Thomas Devaney is the author of A Series of Small Boxes and The American Pragmatist Fell in Love. He is the editor of ONAnd On-Screen, a website that pairs poems and videos. Devaney was a curatorial consultant for the 2008-2009 exhibition “Quote the Raven” on Edgar Allan Poe for the Free Library of Philadelphia. He is a Senior Writing Fellow at the University of Pennsylvania, and currently a Visiting Poet at Haverford College.

Harry Humes
Tenaya Darlington

April 5, 2010
Harry Humes is the author of several poetry collections, most recently Butterfly Effect, a National Poetry Series selection, published by Milkweed Editions in 1999; August Evening with Trumpet, and Underground Singing, winner of the inaugural Keystone Chapbook Award, an annual competition for Pennsylvania poets. The recipient of numerous awards, including several grants from the Pennsylvania Council of the Arts and a National Endowment for the Arts Poetry Fellowship, Humes lives in the country near Kutztown, Pennsylvania.
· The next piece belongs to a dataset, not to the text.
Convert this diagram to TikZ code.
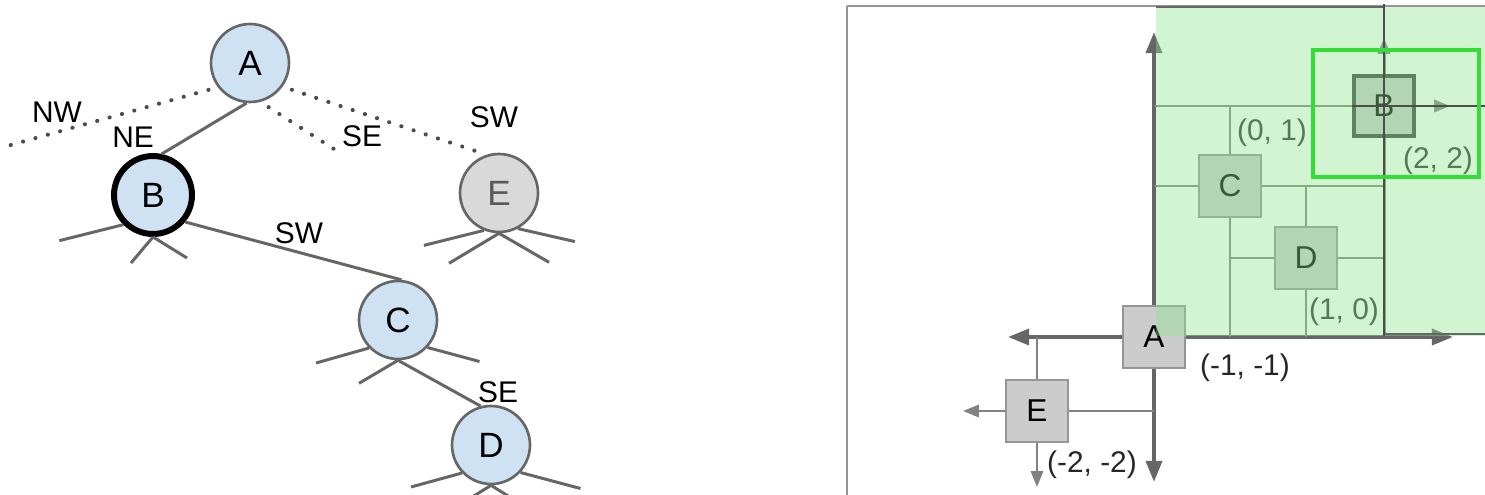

Tenaya Darlington has worked as a knife seller, an x-ray librarian, a back-up singer for a pop band, and a columnist for the alternative press in Madison, Wisconsin. She now lives and teaches in Philadelphia at St. Joseph’s University. Her first book, Madame Deluxe, a collection of poetry inspired by drag queens, won the National Poetry Series and the Great Lakes Colleges Association New Writer’s Award. Her novel Maybe Baby, the story of a young couple trying to raise a gender-neutral child, was released in 2004.